[Sca-cooks] For those new to cooking

Randy Goldberg MD goldberg at bestweb.net
Mon Feb 11 04:21:46 PST 2002


> > Other folks here have also suggested picking up a
> > modern cookbook
> > with some good basic cooking info such as "Joy of
> > Cooking".
>
> "Joy of Cooking" is very good, well worth an evening
> sit with a mug of hot chocolate, and reading through,
> not the recipes, per se, but the food information that
> the chapters contain. One of the mysteries new cooks
> have to deal with are how foods work- once you start
> to figure that out, cooking becomes considerably
> easier.

I prefer "The New Doubleday Cookbook" to "The Joy of Cooking", and use it as
one of my primary references for timings and so forth.
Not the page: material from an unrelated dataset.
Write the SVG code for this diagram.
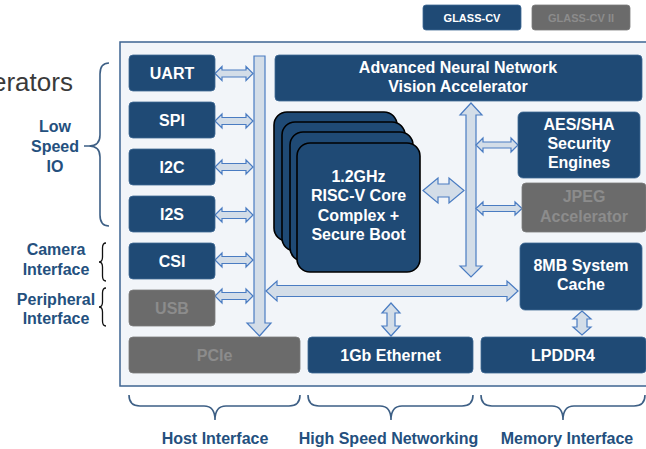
<svg xmlns="http://www.w3.org/2000/svg" width="646" height="449" viewBox="0 0 646 449">
<style>
.box{fill:#1f4a75;stroke:#3f6a96;stroke-width:0.8}
.gbox{fill:#6b6b6b;stroke:#7c7c7c;stroke-width:0.8}
.card{fill:#1f4a75;stroke:#000;stroke-width:1.6}
.t{font-family:"Liberation Sans",Arial,sans-serif;font-weight:bold;font-size:16px;fill:#fff;text-anchor:middle}
.gt{fill:#8c8c8c}
.lbl{font-family:"Liberation Sans",Arial,sans-serif;font-weight:bold;font-size:16px;fill:#24507e;text-anchor:middle}
.arr{fill:#d3dde8;stroke:#4a7cc2;stroke-width:1.2;stroke-linejoin:miter}
.brace{fill:none;stroke:#3d5f85;stroke-width:1.6}
.kbrace{fill:none;stroke:#111;stroke-width:1.3}
</style>
<rect x="0" y="0" width="646" height="449" fill="#fff"/>
<text x="-8" y="91" font-family="'Liberation Sans',Arial,sans-serif" font-size="26" fill="#3a3a3a">erators</text>

<g id="legend">
<g id="legend-glasscv"><rect x="423" y="5" width="98" height="25" rx="3" class="box"/><text x="472" y="21.5" class="t" font-size="11" style="font-size:11px">GLASS-CV</text></g>
<g id="legend-glasscv2"><rect x="532" y="5" width="98" height="25" rx="3" class="gbox"/><text x="581" y="21.5" class="t gt" style="font-size:11px">GLASS-CV II</text></g>
</g>

<g id="container"><rect x="120" y="42" width="540" height="344" fill="#f2f5f9" stroke="#3e6491" stroke-width="1.5"/></g>

<g id="connectors">
<!-- left bus -->
<polygon class="arr" points="254,56 265,56 265,323 271,323 259.5,336 247,323 254,323"/>
<!-- small double arrows left -->
<polygon class="arr" points="215,73.5 222,66.5 222,70 246,70 246,66.5 253,73.5 246,80.5 246,77 222,77 222,80.5"/>
<polygon class="arr" points="215,121 222,114 222,117.5 246,117.5 246,114 253,121 246,128 246,124.5 222,124.5 222,128"/>
<polygon class="arr" points="215,167 222,160 222,163.5 246,163.5 246,160 253,167 246,174 246,170.5 222,170.5 222,174"/>
<polygon class="arr" points="215,215 222,208 222,211.5 246,211.5 246,208 253,215 246,222 246,218.5 222,218.5 222,222"/>
<polygon class="arr" points="215,260 222,253 222,256.5 246,256.5 246,253 253,260 246,267 246,263.5 222,263.5 222,267"/>
<polygon class="arr" points="215,296 222,289 222,292.5 246,292.5 246,289 253,296 246,303 246,299.5 222,299.5 222,303"/>
<!-- central vertical bus -->
<polygon class="arr" points="471,103 482,115 476,115 476,266 482,266 471,277 460,266 466,266 466,115 460,115"/>
<!-- CPU to bus -->
<polygon class="arr" points="423,190.5 438,178 438,184 449,184 449,178 464,190.5 449,203 449,197 438,197 438,203"/>
<!-- bus to AES, JPEG -->
<polygon class="arr" points="476,145 483,138 483,142 511,142 511,138 518,145 511,152 511,148 483,148 483,152"/>
<polygon class="arr" points="476,208.5 483,202 483,205.5 515,205.5 515,202 522,208.5 515,215 515,211.5 483,211.5 483,215"/>
<!-- horizontal bus -->
<polygon class="arr" points="266,291 277,281 277,285.5 507,285.5 507,281 518,291 507,301 507,296.5 277,296.5 277,301"/>
<!-- ethernet -->
<polygon class="arr" points="391,303 400,313 395,313 395,326 400,326 391,336 382,326 387,326 387,313 382,313"/>
<!-- lpddr -->
<polygon class="arr" points="582,311 591,319 587,319 587,327 591,327 582,335 573,327 577,327 577,319 573,319"/>
</g>

<g id="uart"><rect x="129" y="55" width="86" height="36" rx="4" class="box"/><text x="172" y="79" class="t">UART</text></g>
<g id="spi"><rect x="129" y="102" width="86" height="36" rx="4" class="box"/><text x="172" y="126" class="t">SPI</text></g>
<g id="i2c"><rect x="129" y="149" width="86" height="36" rx="4" class="box"/><text x="172" y="173" class="t">I2C</text></g>
<g id="i2s"><rect x="129" y="196" width="86" height="36" rx="4" class="box"/><text x="172" y="220" class="t">I2S</text></g>
<g id="csi"><rect x="129" y="243" width="86" height="36" rx="4" class="box"/><text x="172" y="267" class="t">CSI</text></g>
<g id="usb"><rect x="129" y="290" width="86" height="36" rx="4" class="gbox"/><text x="172" y="314" class="t gt">USB</text></g>
<g id="pcie"><rect x="129" y="337" width="171" height="36" rx="4" class="gbox"/><text x="214.5" y="361" class="t gt">PCIe</text></g>

<g id="nn"><rect x="275" y="55" width="367" height="46" rx="4" class="box"/><text x="458" y="73" class="t">Advanced Neural Network</text><text x="458" y="92" class="t">Vision Accelerator</text></g>

<g id="cpu">
<rect x="274" y="112" width="123" height="129" rx="13" class="card"/>
<rect x="282" y="122" width="123" height="129" rx="13" class="card"/>
<rect x="290" y="132" width="123" height="129" rx="13" class="card"/>
<rect x="297" y="143" width="123" height="129" rx="13" class="card"/>
<text x="358.5" y="182" class="t">1.2GHz</text>
<text x="358.5" y="201" class="t">RISC-V Core</text>
<text x="358.5" y="220.5" class="t">Complex +</text>
<text x="358.5" y="240" class="t">Secure Boot</text>
</g>

<g id="aes"><rect x="518" y="112" width="122" height="66" rx="5" class="box"/><text x="579" y="130" class="t">AES/SHA</text><text x="579" y="149" class="t">Security</text><text x="579" y="168" class="t">Engines</text></g>
<g id="jpeg"><rect x="522" y="183" width="124" height="49" rx="4" class="gbox"/><text x="584" y="202" class="t gt">JPEG</text><text x="584" y="221.5" class="t gt">Accelerator</text></g>
<g id="cache"><rect x="520" y="243" width="122" height="67" rx="5" class="box"/><text x="581" y="271" class="t">8MB System</text><text x="581" y="290" class="t">Cache</text></g>
<g id="ethernet"><rect x="308" y="337" width="165" height="36" rx="4" class="box"/><text x="390.5" y="361" class="t">1Gb Ethernet</text></g>
<g id="lpddr4"><rect x="481" y="337" width="165" height="36" rx="4" class="box"/><text x="563" y="361" class="t">LPDDR4</text></g>

<g id="label-lowspeed">
<path class="brace" d="M109,63 Q100,63 100,74 L100,135 Q100,146 89,146 L84,146 M89,146 Q100,146 100,157 L100,215 Q100,226 109,226"/>
<text x="55" y="132" class="lbl">Low</text><text x="55" y="152" class="lbl">Speed</text><text x="55" y="172" class="lbl">IO</text>
</g>
<g id="label-camera">
<path class="kbrace" d="M106,243 Q102.5,243 102.5,248 L102.5,257 Q102.5,262 99,262 Q102.5,262 102.5,267 L102.5,276 Q102.5,281 106,281"/>
<text x="56" y="255" class="lbl">Camera</text><text x="56" y="275" class="lbl">Interface</text>
</g>
<g id="label-peripheral">
<path class="kbrace" d="M106,288 Q102.5,288 102.5,293 L102.5,302 Q102.5,307 99,307 Q102.5,307 102.5,312 L102.5,321 Q102.5,326 106,326"/>
<text x="56" y="305" class="lbl">Peripheral</text><text x="56" y="324" class="lbl">Interface</text>
</g>
<g id="label-host">
<path class="brace" d="M129,395 Q129,406 140,406 L204,406 Q215,406 215,420 Q215,406 226,406 L289,406 Q300,406 300,395"/>
<text x="215" y="444" class="lbl">Host Interface</text>
</g>
<g id="label-net">
<path class="brace" d="M308,395 Q308,406 319,406 L380,406 Q391,406 391,420 Q391,406 402,406 L462,406 Q473,406 473,395"/>
<text x="388.5" y="444" class="lbl">High Speed Networking</text>
</g>
<g id="label-mem">
<path class="brace" d="M481,395 Q481,406 492,406 L552,406 Q563,406 563,420 Q563,406 574,406 L634,406 Q645,406 645,395"/>
<text x="567" y="444" class="lbl">Memory Interface</text>
</g>
</svg>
I also STRONGLY
recommend EVERYONE get a copy of "Cookwise" by Shirley O. Corriher - she
goes into quite a bit of detail on the chemistry and physics of cooking, and
once you've read your way through her book, you'll have an amazing
understanding of WHY you're performing the procedures you are in the
kitchen. "On Food and Cooking" by Harold McGee is also good in this subject.
I have found Julia Child's "The Way to Cook" and "Baking with Julia"
invaluable basic references for master recipes and techniques as well.